IBMが実施した新たな調査で、企業がデジタルトランスフォーメーション(DX)を実現するため積極的にクラウドコンピューティングに投資している一方で、重要なワークロードを1つのクラウド事業者だけに委ねることには相応のリスクが伴うことが明らかになりつつあり、徐々にハイブリッドクラウドアーキテクチャーが主流になってきていることが分かった。
28業界、47カ国の企業役員7200人を対象としたこのグローバルな調査では、2021年にプライベートクラウドまたはパブリッククラウドを1つしか使用しなかった意思決定者は3%にすぎず、2019年の29%から大きく減少したことが明らかになった。エレクトロニクス業界や製造業、通信業などの一部の業界では、その割合は1%にも満たなかった。
一方、プライベートクラウドまたはパブリッククラウドを複数併用していると答えた回答者の比率は、44%から59%に増加した。この傾向は今後、クラウドサービスを提供する際にもっともよく使われるITアーキテクチャーがハイブリッドクラウドやマルチクラウドになっていくことにつながり、シングルベンダーアプローチは徐々に消えていくだろうとIBMは述べている。
この数年、特に新型コロナウイルスの流行によって仕事や、学びや、遊びやショッピングをリモートで行うことが主流になり、企業が事業の再構築を迫られるようになってからは、クラウドコンピューティングがかつてない勢いで普及している。
IBMの調査は、コロナ禍によって調査対象組織の59%でDXが加速し、クラウドコンピューティングが将来に備えたビジネスに必要とされるインフラの中心になっていることを示している。クラウド技術は、既存の製品やサービスのデジタル化による顧客体験の改善から、セキュリティリスクの低減まで、さまざまな目標を達成するのに役立っている。
用途の幅広さは数字にも表れている。2020年のクラウドコンピューティング業界の売上高は2190億ドル(約25兆円)に達しており、業界アナリストらは、2028年にはこの業界の規模が7910億ドル(約90兆円)まで拡大すると予想している。IBMによれば、これは大企業で「新興技術」に対して行っている投資の中では最大のものだという。

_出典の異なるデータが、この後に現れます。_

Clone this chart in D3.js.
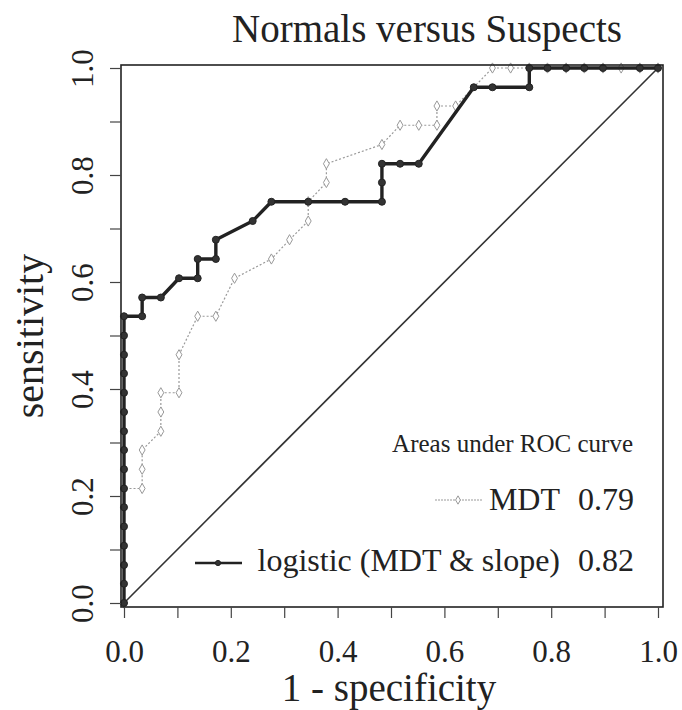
<!DOCTYPE html>
<html>
<head>
<meta charset="utf-8">
<script src="https://cdn.jsdelivr.net/npm/d3@7"></script>
<style>
  body { margin: 0; background: #fff; }
  text { font-family: "Liberation Serif", "Times New Roman", serif; fill: #222; }
</style>
</head>
<body>
<svg id="chart" width="682" height="710"></svg>
<script>
'use strict';

// ROC points (1 - specificity, sensitivity)
var mdtFpr = [0, 0, 0.034, 0.034, 0.034, 0.069, 0.069, 0.069, 0.103, 0.103, 0.138, 0.172,
  0.207, 0.276, 0.310, 0.345, 0.345, 0.379, 0.379, 0.483, 0.517, 0.552, 0.586, 0.586,
  0.621, 0.690, 0.724, 0.759, 0.793, 0.828, 0.862, 0.897, 0.931, 0.966, 1];
var mdtTpr = [0, 0.214, 0.214, 0.250, 0.286, 0.321, 0.357, 0.393, 0.393, 0.464, 0.536, 0.536,
  0.607, 0.643, 0.679, 0.714, 0.750, 0.786, 0.821, 0.857, 0.893, 0.893, 0.893, 0.929,
  0.929, 1, 1, 1, 1, 1, 1, 1, 1, 1, 1];

var logFpr = [0, 0, 0, 0, 0, 0, 0, 0, 0, 0, 0, 0, 0, 0, 0, 0,
  0.034, 0.034, 0.069, 0.103, 0.138, 0.138, 0.172, 0.172, 0.241, 0.276, 0.345, 0.414,
  0.483, 0.483, 0.483, 0.517, 0.552, 0.655, 0.690, 0.759, 0.759, 0.793, 0.828, 0.862,
  0.897, 0.966, 1];
var logTpr = [0, 0.036, 0.071, 0.107, 0.143, 0.179, 0.214, 0.250, 0.286, 0.321, 0.357, 0.393,
  0.429, 0.464, 0.500, 0.536,
  0.536, 0.571, 0.571, 0.607, 0.607, 0.643, 0.643, 0.679, 0.714, 0.750, 0.750, 0.750,
  0.750, 0.786, 0.821, 0.821, 0.821, 0.964, 0.964, 0.964, 1, 1, 1, 1,
  1, 1, 1];

var tickValues = [0, 0.1, 0.2, 0.3, 0.4, 0.5, 0.6, 0.7, 0.8, 0.9, 1];
var tickLabels = ['0.0', '0.2', '0.4', '0.6', '0.8', '1.0'];
var aucLabels = ['MDT', 'logistic (MDT & slope)'];
var aucValues = ['0.79', '0.82'];

var svg = d3.select('#chart');

var box = { left: 121, right: 663, top: 65, bottom: 607 };

var x = d3.scaleLinear().domain([0, 1]).range([124, 658]);
var y = d3.scaleLinear().domain([0, 1]).range([603, 68]);

function zip(a, b) {
  return a.map(function (v, i) { return [v, b[i]]; });
}

var mdt = zip(mdtFpr, mdtTpr),
    logistic = zip(logFpr, logTpr);

var line = d3.line()
  .x(function (d) { return x(d[0]); })
  .y(function (d) { return y(d[1]); });

// chance line
svg.append('line')
  .attr('x1', x(0)).attr('y1', y(0))
  .attr('x2', x(1)).attr('y2', y(1))
  .attr('stroke', '#333').attr('stroke-width', 1.6);

// MDT curve: thin dotted grey with small open markers
svg.append('path')
  .attr('d', line(mdt))
  .attr('fill', 'none')
  .attr('stroke', '#999')
  .attr('stroke-width', 1.2)
  .attr('stroke-dasharray', '2,2');

var diamond = d3.symbol().type(d3.symbolDiamond).size(30);

svg.selectAll('.mdt-pt')
  .data(mdt)
  .enter().append('path')
  .attr('class', 'mdt-pt')
  .attr('d', diamond)
  .attr('transform', function (d) { return 'translate(' + x(d[0]) + ',' + y(d[1]) + ')'; })
  .attr('fill', '#fff')
  .attr('stroke', '#999')
  .attr('stroke-width', 1);

// logistic curve: thick black with filled dots
svg.append('path')
  .attr('d', line(logistic))
  .attr('fill', 'none')
  .attr('stroke', '#222')
  .attr('stroke-width', 3.4)
  .attr('stroke-linejoin', 'round');

svg.selectAll('.log-pt')
  .data(logistic)
  .enter().append('circle')
  .attr('class', 'log-pt')
  .attr('cx', function (d) { return x(d[0]); })
  .attr('cy', function (d) { return y(d[1]); })
  .attr('r', 3.5)
  .attr('fill', '#333')
  .attr('stroke', '#222')
  .attr('stroke-width', 1);

// plot frame
svg.append('rect')
  .attr('x', box.left).attr('y', box.top)
  .attr('width', box.right - box.left)
  .attr('height', box.bottom - box.top)
  .attr('fill', 'none')
  .attr('stroke', '#222')
  .attr('stroke-width', 1.6);

// axes: ticks every 0.1, labels every 0.2
var fmt = function (d) {
  var s = d3.format('.1f')(d);
  return tickLabels.indexOf(s) >= 0 ? s : '';
};

var xAxis = svg.append('g')
  .attr('transform', 'translate(0,' + box.bottom + ')')
  .call(d3.axisBottom(x).tickValues(tickValues).tickFormat(fmt).tickSize(11).tickPadding(22));

var yAxis = svg.append('g')
  .attr('transform', 'translate(' + box.left + ',0)')
  .call(d3.axisLeft(y).tickValues(tickValues).tickFormat(fmt).tickSize(11).tickPadding(0));

[xAxis, yAxis].forEach(function (g) {
  g.select('.domain').remove();
  g.selectAll('.tick line').attr('stroke', '#444').attr('stroke-width', 1.2);
  g.selectAll('.tick text')
    .style('font-family', '"Liberation Serif", serif')
    .style('font-size', '31px')
    .attr('fill', '#222');
});

yAxis.selectAll('.tick text')
  .attr('x', null).attr('dy', null)
  .attr('text-anchor', 'middle')
  .attr('transform', 'translate(-28,0) rotate(-90)');

// titles
svg.append('text')
  .attr('x', 427).attr('y', 42)
  .attr('text-anchor', 'middle')
  .style('font-size', '39px')
  .text('Normals versus Suspects');

svg.append('text')
  .attr('x', (box.left + box.right) / 2 - 3).attr('y', 701)
  .attr('text-anchor', 'middle')
  .style('font-size', '39px')
  .text('1 - specificity');

svg.append('text')
  .attr('transform', 'translate(43,' + ((box.top + box.bottom) / 2) + ') rotate(-90)')
  .attr('text-anchor', 'middle')
  .style('font-size', '40px')
  .text('sensitivity');

// legend
var legend = svg.append('g');

legend.append('text')
  .attr('x', 633).attr('y', 452)
  .attr('text-anchor', 'end')
  .style('font-size', '25px')
  .text('Areas under ROC curve');

var rows = [510, 571];

legend.selectAll('.auc-name')
  .data(aucLabels)
  .enter().append('text')
  .attr('x', 560)
  .attr('y', function (d, i) { return rows[i]; })
  .attr('text-anchor', 'end')
  .style('font-size', '32px')
  .text(function (d) { return d; });

legend.selectAll('.auc-val')
  .data(aucValues)
  .enter().append('text')
  .attr('x', 634)
  .attr('y', function (d, i) { return rows[i]; })
  .attr('text-anchor', 'end')
  .style('font-size', '32px')
  .text(function (d) { return d; });

// legend keys
legend.append('line')
  .attr('x1', 435).attr('x2', 482).attr('y1', 500).attr('y2', 500)
  .attr('stroke', '#999').attr('stroke-width', 1.2).attr('stroke-dasharray', '2,1');
legend.append('path')
  .attr('d', d3.symbol().type(d3.symbolDiamond).size(20))
  .attr('transform', 'translate(458,500)')
  .attr('fill', '#fff').attr('stroke', '#999');

legend.append('line')
  .attr('x1', 195).attr('x2', 242).attr('y1', 563).attr('y2', 563)
  .attr('stroke', '#222').attr('stroke-width', 2.6);
legend.append('circle')
  .attr('cx', 218).attr('cy', 563).attr('r', 2.6)
  .attr('fill', '#333').attr('stroke', '#222');
</script>
</body>
</html>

しかし、企業が重要な業務プロセスをクラウドにアウトソースし始めたのに伴い、クラウドサービス事業者の数が限られていることも明らかになりつつある。実際、クラウド市場は少数の大手IT企業による寡占状態になっており、IaaSパブリッククラウドサービス市場で上位5社のプロバイダーが80%のシェアを占めているという。例えば、Amazon Web Services(AWS)のシェアは市場の41%を占めており、Microsoft Azureの市場シェアも20%近い。
大規模なハイパースケール事業者を選ぶことには、大きなメリットがある。そうした事業者は規模が大きく、ワークロードに障害が起きないように作られたインフラを実装する能力を持っているため、業務の耐障害性が高まる。
しかし、それらの事業者を利用することはベンダーロックインにつながる可能性もあり、企業はこれをリスクだと捉えている。IBMの調査によれば、回答者の69%弱が、ベンダーロックインは自社のクラウド基盤のほとんど、またはすべてでパフォーマンスを改善するにあたって大きな障害になっていると述べている。